| GOAL |
From the first line of the data below through the line bearing "plt.rcParams['mathtext.it'] = 'Liberation", reproduce each line exactly; do not include pictures.

________

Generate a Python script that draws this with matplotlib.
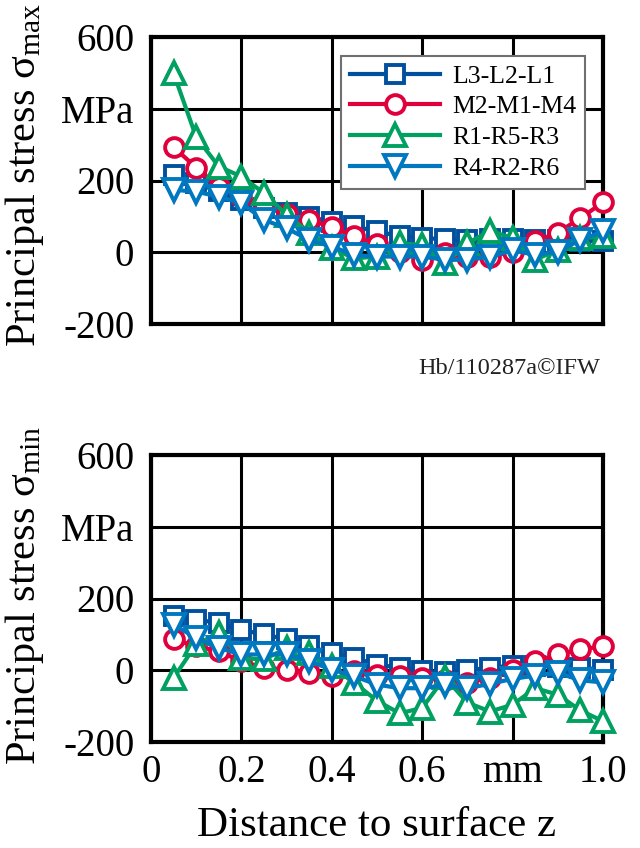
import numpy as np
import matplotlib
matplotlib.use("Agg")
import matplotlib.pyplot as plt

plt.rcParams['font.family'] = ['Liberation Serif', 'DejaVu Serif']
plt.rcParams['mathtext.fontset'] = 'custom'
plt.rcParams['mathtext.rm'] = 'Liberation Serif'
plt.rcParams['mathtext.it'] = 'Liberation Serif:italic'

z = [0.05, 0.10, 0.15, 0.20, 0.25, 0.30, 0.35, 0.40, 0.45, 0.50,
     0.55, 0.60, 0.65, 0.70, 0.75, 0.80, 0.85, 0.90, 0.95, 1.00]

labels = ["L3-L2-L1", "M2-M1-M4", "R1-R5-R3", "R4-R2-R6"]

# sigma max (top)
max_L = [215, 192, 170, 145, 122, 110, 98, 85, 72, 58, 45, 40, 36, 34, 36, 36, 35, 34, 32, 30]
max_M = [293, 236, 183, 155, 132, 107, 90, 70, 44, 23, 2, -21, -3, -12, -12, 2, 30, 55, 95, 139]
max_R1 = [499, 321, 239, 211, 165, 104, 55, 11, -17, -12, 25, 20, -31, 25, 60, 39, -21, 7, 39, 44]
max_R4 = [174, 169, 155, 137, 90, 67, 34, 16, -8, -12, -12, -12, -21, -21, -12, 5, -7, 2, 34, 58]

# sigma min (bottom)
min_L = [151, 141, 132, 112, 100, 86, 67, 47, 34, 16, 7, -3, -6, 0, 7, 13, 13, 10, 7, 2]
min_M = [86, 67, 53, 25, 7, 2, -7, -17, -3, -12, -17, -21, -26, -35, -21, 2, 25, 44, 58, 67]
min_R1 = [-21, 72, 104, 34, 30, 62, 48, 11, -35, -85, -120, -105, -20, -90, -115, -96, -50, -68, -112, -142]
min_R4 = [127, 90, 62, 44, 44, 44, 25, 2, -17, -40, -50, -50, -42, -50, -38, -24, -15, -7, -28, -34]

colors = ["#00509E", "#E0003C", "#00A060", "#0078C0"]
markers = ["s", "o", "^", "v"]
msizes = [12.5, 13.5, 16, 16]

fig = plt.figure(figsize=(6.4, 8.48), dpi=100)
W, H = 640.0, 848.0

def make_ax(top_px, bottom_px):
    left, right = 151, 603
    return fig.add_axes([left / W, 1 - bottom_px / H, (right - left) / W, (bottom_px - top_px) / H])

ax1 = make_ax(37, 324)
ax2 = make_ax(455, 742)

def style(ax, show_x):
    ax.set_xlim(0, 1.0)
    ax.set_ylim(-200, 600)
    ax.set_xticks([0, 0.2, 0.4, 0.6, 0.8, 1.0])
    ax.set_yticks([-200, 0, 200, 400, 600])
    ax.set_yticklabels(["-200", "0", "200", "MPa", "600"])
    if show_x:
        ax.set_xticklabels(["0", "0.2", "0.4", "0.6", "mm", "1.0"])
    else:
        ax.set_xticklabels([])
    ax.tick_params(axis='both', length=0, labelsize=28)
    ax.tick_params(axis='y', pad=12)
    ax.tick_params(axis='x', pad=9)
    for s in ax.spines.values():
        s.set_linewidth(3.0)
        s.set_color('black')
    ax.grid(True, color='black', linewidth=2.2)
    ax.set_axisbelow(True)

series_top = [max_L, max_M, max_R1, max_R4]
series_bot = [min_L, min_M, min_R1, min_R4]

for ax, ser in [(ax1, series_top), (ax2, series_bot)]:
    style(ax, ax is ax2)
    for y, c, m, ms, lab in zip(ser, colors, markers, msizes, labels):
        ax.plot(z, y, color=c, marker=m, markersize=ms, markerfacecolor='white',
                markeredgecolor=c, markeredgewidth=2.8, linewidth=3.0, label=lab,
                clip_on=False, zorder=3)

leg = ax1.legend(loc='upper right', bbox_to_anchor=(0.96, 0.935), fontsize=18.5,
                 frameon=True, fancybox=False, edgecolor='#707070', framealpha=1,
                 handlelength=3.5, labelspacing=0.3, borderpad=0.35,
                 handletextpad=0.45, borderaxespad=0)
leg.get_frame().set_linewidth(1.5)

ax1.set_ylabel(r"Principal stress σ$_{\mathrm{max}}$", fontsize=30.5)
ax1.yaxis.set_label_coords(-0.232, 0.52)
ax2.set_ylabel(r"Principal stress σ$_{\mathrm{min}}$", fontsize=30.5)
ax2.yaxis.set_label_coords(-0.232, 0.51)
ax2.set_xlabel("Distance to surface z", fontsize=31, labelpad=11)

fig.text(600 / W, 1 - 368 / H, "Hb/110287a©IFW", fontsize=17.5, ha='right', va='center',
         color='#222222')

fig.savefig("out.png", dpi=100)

________

| WORKED ANSWER |
Generate a Python script that draws this with matplotlib.
import numpy as np
import matplotlib
matplotlib.use("Agg")
import matplotlib.pyplot as plt

plt.rcParams['font.family'] = ['Liberation Serif', 'DejaVu Serif']
plt.rcParams['mathtext.fontset'] = 'custom'
plt.rcParams['mathtext.rm'] = 'Liberation Serif'
plt.rcParams['mathtext.it'] = 'Liberation Serif:italic'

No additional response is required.